For six innings, it was a fine enough start from O's starter Chris Tillman. He came out for the seventh inning having thrown in the realm of 90 pitches. The bottom of the Jays lineup was due up. Those are the guys you should get out. Tillman instead gave up his third hit of the night to career .214 hitter Ryan Goins.

That's bad. So is getting a double play ball off the bat of .191 hitter Justin Smoak and bungling the opportunity to get two outs. Due to shift shenanigans, a ground ball to Chris Davis at first base had the chance to turn into a 3-5-1 GIDP that would have erased the runner. Instead, the relay throw coming back from Manny Machado went wide of Tillman, who stood at first base and reached towards the ball with the cement block strapped to his hand.

Predictably, the ball bounced off of Tillman's poor attempt at fielding it and, instead of hitting Smoak in the face (which slow-motion replays should very nearly happened) the deflected ball bounced into the Orioles dugout, putting the go-ahead run in scoring position. Machado should have made a better throw. Tillman should have fielded the damn ball. Neither of these things happened. Machado now has eight errors on the season.

What followed was the kind of awful BABIP luck that you can only shake your head when you see it. Orioles fans got familiar enough with that stuff during the ALCS last year. Josh Donaldson grounded a two-bounce ball that had eyes instead of seams and snuck beyond the reach of both J.J. Hardy at short and Steve Pearce at second base. The run scored. The Orioles trailed.

What followed THAT was purely self-inflicted wounds. Tillman was chased from the game when Jose Bautista hit a ground rule double into the O's bullpen. That saved a run, momentarily, at least until Tommy Hunter came into the game and went boom. That earned run was the first that Hunter had allowed after eight outings without an earned run, yet even with that streak of scoreless games his season ERA is still 4.85.
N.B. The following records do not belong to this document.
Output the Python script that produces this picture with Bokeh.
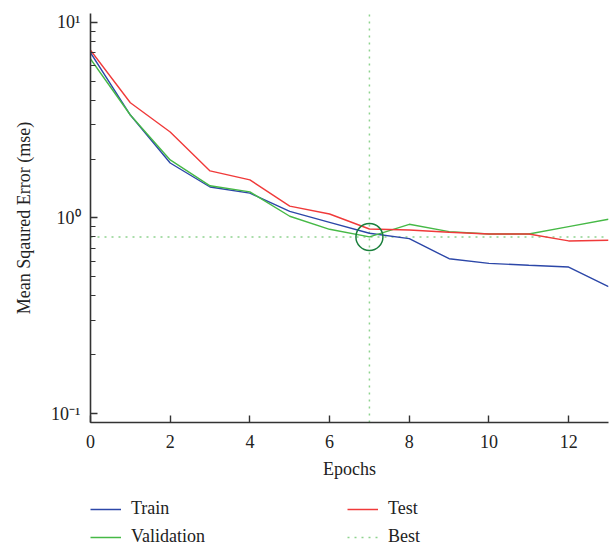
from bokeh.plotting import figure
from bokeh.layouts import column
from bokeh.models import (Range1d, Legend, LegendItem, CustomJSTickFormatter,
                          FixedTicker, LogTicker)
from bokeh.embed import file_html
from bokeh.resources import INLINE

epochs = list(range(14))
train = [7.0, 3.36, 1.91, 1.44, 1.34, 1.08, 0.95, 0.835, 0.784, 0.619, 0.586, 0.573, 0.561, 0.445]
validation = [6.5, 3.36, 1.98, 1.46, 1.36, 1.02, 0.875, 0.80, 0.928, 0.851, 0.828, 0.828, 0.903, 0.985]
test = [7.2, 3.88, 2.75, 1.74, 1.565, 1.15, 1.048, 0.878, 0.868, 0.845, 0.828, 0.828, 0.763, 0.769]
best_epoch = 7
best_value = 0.80
x_ticks = [0, 2, 4, 6, 8, 10, 12]
series_names = ["Train", "Validation", "Test", "Best"]

FONT = "Liberation Serif"

c_train = "#2c47a8"
c_val = "#46b946"
c_test = "#f03a3a"
c_best = "#8fd38f"

p = figure(width=611, height=490, y_axis_type="log",
           x_range=Range1d(0, 13), y_range=Range1d(0.09, 11.1),
           output_backend="svg", toolbar_location=None,
           min_border_left=90, min_border_right=3, min_border_top=13,
           min_border_bottom=68)
p.outline_line_color = None
p.xgrid.grid_line_color = None
p.ygrid.grid_line_color = None

p.line([0, 13], [best_value, best_value], line_color=c_best,
       line_dash="2 5", line_width=1.5)
p.line([best_epoch, best_epoch], [0.09, 11.1], line_color=c_best,
       line_dash="2 5", line_width=1.5)
p.line(epochs, train, line_color=c_train, line_width=1.4)
p.line(epochs, validation, line_color=c_val, line_width=1.4)
p.line(epochs, test, line_color=c_test, line_width=1.4)
p.scatter([best_epoch], [best_value], size=27, marker="circle",
          fill_color=None, line_color="#1a7f3c", line_width=1.5)

# axes
p.xaxis.ticker = FixedTicker(ticks=x_ticks)
p.yaxis.ticker = LogTicker(mantissas=[1], num_minor_ticks=10)
p.yaxis.formatter = CustomJSTickFormatter(code="""
const e = Math.round(Math.log10(tick));
const sup = {"-":"\u207b","0":"\u2070","1":"\u00b9","2":"\u00b2","3":"\u00b3"};
return "10" + String(e).split("").map(c => sup[c]).join("");
""")
for ax in (p.xaxis[0], p.yaxis[0]):
    ax.axis_line_color = "#333333"
    ax.axis_line_width = 1.6
    ax.major_tick_line_color = "#333333"
    ax.major_tick_line_width = 1.4
    ax.major_tick_in = 7
    ax.major_tick_out = 0
    ax.major_label_text_font = FONT
    ax.major_label_text_font_size = "18px"
    ax.major_label_text_color = "#222222"
    ax.axis_label_text_font = FONT
    ax.axis_label_text_font_size = "18px"
    ax.axis_label_text_font_style = "normal"
    ax.axis_label_text_color = "#222222"
p.xaxis.minor_tick_line_color = None
p.yaxis.minor_tick_line_color = "#333333"
p.yaxis.minor_tick_line_width = 1.2
p.yaxis.minor_tick_in = 5
p.yaxis.minor_tick_out = 0
p.xaxis.major_label_standoff = 12
p.yaxis.major_label_standoff = 10
p.xaxis.axis_label = "Epochs"
p.yaxis.axis_label = "Mean Sqaured Error (mse)"
p.xaxis.axis_label_standoff = 8
p.yaxis.axis_label_standoff = 14

# legend figure below the plot (its frame is aligned with the plot's frame)
lg = figure(width=611, height=56, output_backend="svg", toolbar_location=None,
            x_axis_location=None, y_axis_location=None,
            x_range=Range1d(0, 1), y_range=Range1d(0, 1),
            min_border_left=0, min_border_right=0, min_border_top=0,
            min_border_bottom=0)
lg.outline_line_color = None
lg.xgrid.grid_line_color = None
lg.ygrid.grid_line_color = None
styles = [dict(line_color=c_train), dict(line_color=c_val),
          dict(line_color=c_test), dict(line_color=c_best, line_dash="2 5")]
nan = float("nan")
items = []
for name, st in zip(series_names, styles):
    r = lg.line([nan], [nan], line_width=1.5, **st)
    items.append(LegendItem(label=name, renderers=[r]))
legend = Legend(items=items, ncols=2, location=(0, -1), orientation="vertical")
legend.border_line_color = None
legend.background_fill_alpha = 0
legend.label_text_font = FONT
legend.label_text_font_size = "18px"
legend.label_text_color = "#222222"
legend.glyph_width = 31
legend.glyph_height = 20
legend.label_height = 20
legend.label_standoff = 10
legend.label_width = 209
legend.spacing = 7
legend.padding = 0
legend.margin = 0
lg.add_layout(legend)

layout = column(p, lg, spacing=0)
open("out.html", "w").write(file_html(layout, INLINE))
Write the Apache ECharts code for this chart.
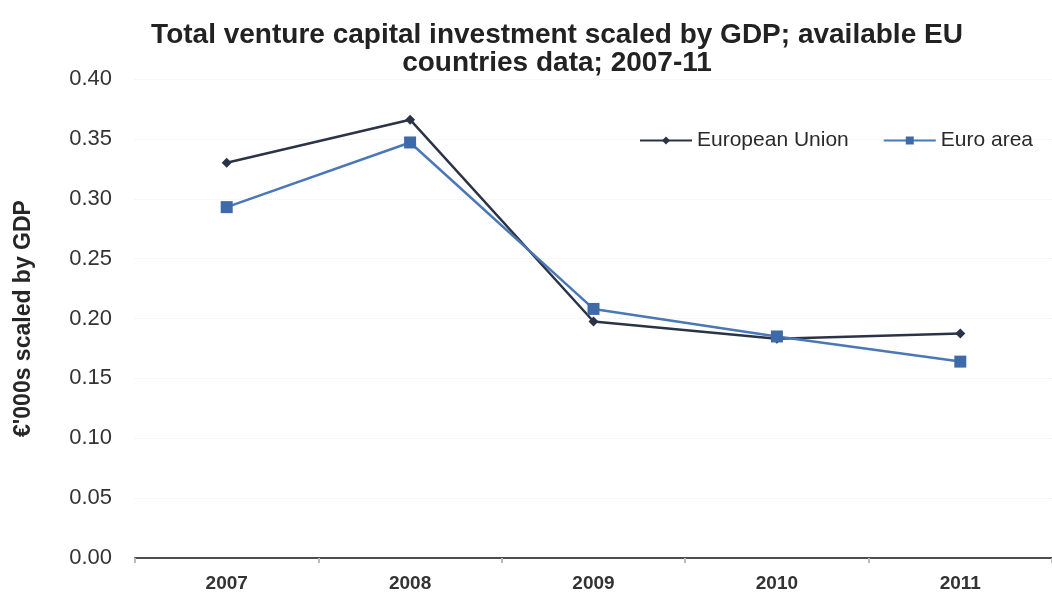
<!DOCTYPE html>
<html>
<head>
<meta charset="utf-8">
<script src="https://cdn.jsdelivr.net/npm/echarts@6/dist/echarts.min.js"></script>
<style>
  html, body { margin: 0; padding: 0; background: #ffffff; }
  #chart { width: 1052px; height: 598px; }
</style>
</head>
<body>
<div id="chart"></div>
<script>
// Venture capital investment per GDP, 2007-2011
const years = ['2007', '2008', '2009', '2010', '2011'];
const europeanUnion = [0.330, 0.366, 0.1975, 0.183, 0.1875];
const euroArea = [0.293, 0.347, 0.208, 0.185, 0.164];
const yTicks = [0, 0.05, 0.10, 0.15, 0.20, 0.25, 0.30, 0.35, 0.40];

const font = '"Liberation Sans Narrow", "Liberation Sans", Arial, sans-serif';
const euColor = '#2b3447';
const eaColor = '#4a78b6';

const chart = echarts.init(document.getElementById('chart'), null, { renderer: 'canvas' });
chart.setOption({
  backgroundColor: '#ffffff',
  animation: false,
  title: {
    text: 'Total venture capital investment scaled by GDP; available EU\ncountries data; 2007-11',
    left: 552,
    textAlign: 'center',
    top: 16,
    textStyle: {
      fontFamily: font,
      fontWeight: 'bold',
      fontSize: 28,
      lineHeight: 28,
      color: '#222222'
    }
  },
  legend: {
    top: 125,
    right: 14,
    itemGap: 34,
    itemWidth: 52,
    itemHeight: 10,
    textStyle: { fontFamily: 'Liberation Sans, Arial, sans-serif', fontSize: 21, color: '#2a2a2a' },
    data: ['European Union', 'Euro area']
  },
  grid: { left: 135, right: -8, top: 79, bottom: 40 },
  xAxis: {
    type: 'category',
    data: years,
    boundaryGap: true,
    axisLine: { lineStyle: { color: '#4d4d4d', width: 2 } },
    axisTick: { show: true, length: 5, lineStyle: { color: '#bbbbbb', width: 2 } },
    axisLabel: {
      fontFamily: font,
      fontSize: 19,
      fontWeight: 'bold',
      color: '#333333',
      margin: 16
    },
    splitLine: { show: false }
  },
  yAxis: {
    type: 'value',
    min: 0,
    max: 0.4,
    interval: 0.05,
    name: "€'000s scaled by GDP",
    nameLocation: 'middle',
    nameGap: 100,
    nameTextStyle: {
      fontFamily: font,
      fontWeight: 'bold',
      fontSize: 23,
      color: '#262626'
    },
    axisLine: { show: false },
    axisTick: { show: false },
    axisLabel: {
      fontFamily: 'Liberation Sans, Arial, sans-serif',
      fontSize: 22,
      color: '#333333',
      margin: 23,
      formatter: v => yTicks.includes(Math.round(v * 100) / 100) ? v.toFixed(2) : ''
    },
    splitLine: { show: true, lineStyle: { color: '#eef0f4', type: 'dotted', width: 1 } }
  },
  series: [
    {
      name: 'European Union',
      type: 'line',
      data: europeanUnion,
      symbol: 'diamond',
      symbolSize: 10,
      lineStyle: { color: euColor, width: 2.5 },
      itemStyle: { color: euColor }
    },
    {
      name: 'Euro area',
      type: 'line',
      data: euroArea,
      symbol: 'rect',
      symbolSize: 12,
      lineStyle: { color: eaColor, width: 2.5 },
      itemStyle: { color: '#3f6aa8' }
    }
  ]
});
</script>
</body>
</html>
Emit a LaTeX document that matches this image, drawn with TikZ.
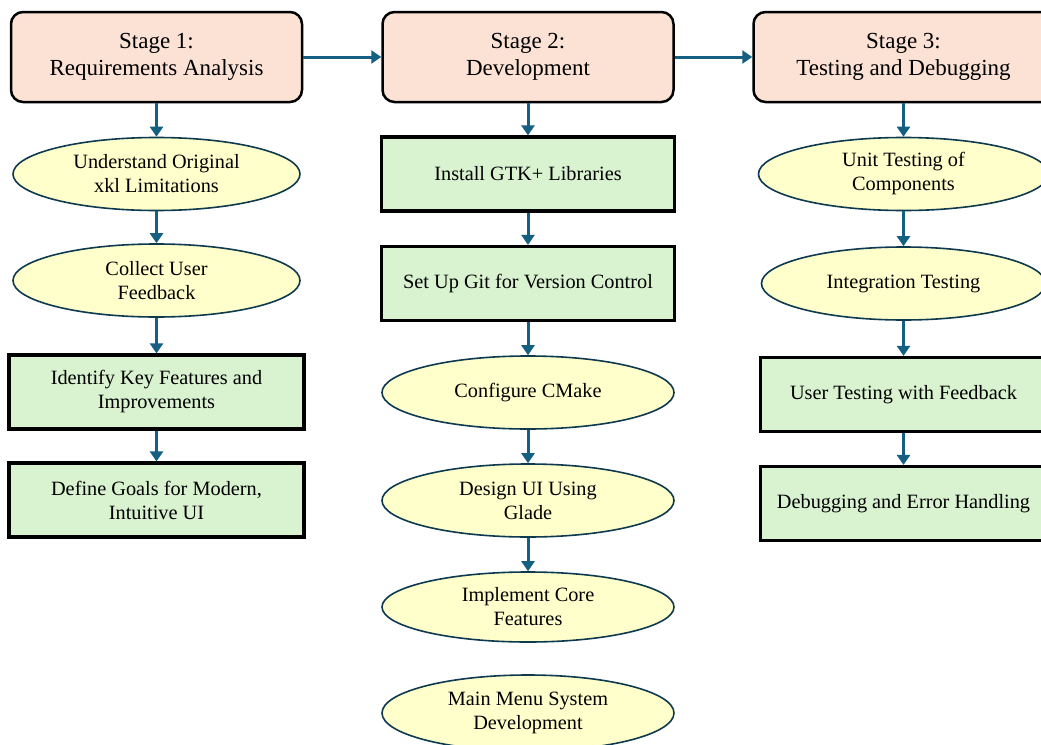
\documentclass[tikz,border=0pt]{standalone}
\usepackage{fontspec}
\setmainfont{Liberation Serif}
\usetikzlibrary{arrows.meta,shapes.geometric}

\definecolor{saumon}{HTML}{FBE2D5}
\definecolor{vertpale}{HTML}{D9F2D0}
\definecolor{jaunepale}{HTML}{FFFFCC}
\definecolor{bleufleche}{HTML}{156082}
\definecolor{bordovale}{HTML}{0E3A4F}

\tikzset{etape/.style = {rectangle, draw, rounded corners=12, line width=2.5, fill=saumon,
                         minimum width=#1, minimum height=90, align=center,
                         font=\fontsize{23}{27}\selectfont},
         etape/.default=291,
         ovale/.style = {ellipse, draw=bordovale, line width=1.6, fill=jaunepale,
                         minimum width=#1, minimum height=73, inner sep=0pt, align=center,
                         font=\fontsize{20.3}{24}\selectfont},
         ovale/.default=288,
         boite/.style = {rectangle, draw, line width=3.2, fill=vertpale,
                         minimum width=#1, minimum height=74, align=center,
                         font=\fontsize{20.3}{24}\selectfont},
         boite/.default=293,
         fleche/.style = {draw=bleufleche, line width=3, -{Triangle[length=10,width=13]}}
        }

\begin{document}
\begin{tikzpicture}[x=1pt, y=-1pt]
  \clip (0,0) rectangle (1041,744);
  \fill[white] (0,0) rectangle (1041,744);
  % les trois etapes
  \node[etape] (e1) at (156.5,57) {Stage 1:\\Requirements Analysis};
  \node[etape] (e2) at (528,57) {Stage 2:\\Development};
  \node[etape=300] (e3) at (903.5,57) {Stage 3:\\Testing and Debugging};
  % colonne 1
  \node[ovale=287] (r1) at (156.5,174) {Understand Original\\xkl Limitations};
  \node[ovale=287] (r2) at (156.5,280.5) {Collect User\\Feedback};
  \node[boite=295] (r3) at (156.5,392) {Identify Key Features and\\Improvements};
  \node[boite=295] (r4) at (156.5,500) {Define Goals for Modern,\\Intuitive UI};
  % colonne 2
  \node[boite] (d1) at (528,174) {Install GTK+ Libraries};
  \node[boite] (d2) at (528,283.5) {Set Up Git for Version Control};
  \node[ovale=292] (d3) at (528,392.5) {Configure CMake};
  \node[ovale=292] (d4) at (528,500.5) {Design UI Using\\Glade};
  \node[ovale=292, minimum height=70] (d5) at (528,607) {Implement Core\\Features};
  \node[ovale=292, minimum height=76] (d6) at (528,713) {Main Menu System\\Development};
  % colonne 3
  \node[ovale=290] (t1) at (903.5,174) {Unit Testing of\\Components};
  \node[ovale=284] (t2) at (903.5,283.5) {Integration Testing};
  \node[boite=286] (t3) at (903.5,394.5) {User Testing with Feedback};
  \node[boite=286] (t4) at (903.5,503.5) {Debugging and Error Handling};
  % fleches
  \draw[fleche] (e1) -- (e2);
  \draw[fleche] (e2) -- (e3);
  \draw[fleche] (e1) -- (r1);
  \draw[fleche] (r1) -- (r2);
  \draw[fleche] (r2) -- (r3);
  \draw[fleche] (r3) -- (r4);
  \draw[fleche] (e2) -- (d1);
  \draw[fleche] (d1) -- (d2);
  \draw[fleche] (d2) -- (d3);
  \draw[fleche] (d3) -- (d4);
  \draw[fleche] (d4) -- (d5);
  \draw[fleche] (e3) -- (t1);
  \draw[fleche] (t1) -- (t2);
  \draw[fleche] (t2) -- (t3);
  \draw[fleche] (t3) -- (t4);
\end{tikzpicture}
\end{document}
When the dust settled, both of the inherited runners had scored and Edwin Encarnacion unleashed his parrot home run trot for the second time in the game and the seventh on the season. Four of his seven home runs have come against the Orioles.

Tillman ate five earned runs even despite the error giving Smoak an extra base due to the "you can't assume the double play" rule, which is dumb. On the other hand, I can hardly argue that he deserved better. He fell apart and his five runs on nine hits in 6.2 innings reflects that. His customary early-season struggles continue. After this, his seventh start, he has a 6.34 ERA.

A bunch of other stupid stuff happened after that, the sum total of which meant that T.J. McFarland took four unearned runs as a result of two more errors by the team. I have not the heart to tell you more. For me the grief is still too near.

The O's only had five hits all game, which, goat fornication on the part of the defense and some pitchers aside, is not going to win you very many baseball games. Machado collected three of the Orioles' five hits. Jimmy Paredes drove in the O's two runs with a third-inning single. He's got 17 RBI now, third on the team in that category.

Wednesday brings the team a chance to win the series in the rubber game. Miguel Gonzalez and Aaron Sanchez are the scheduled starting pitchers for a 7:05 first pitch.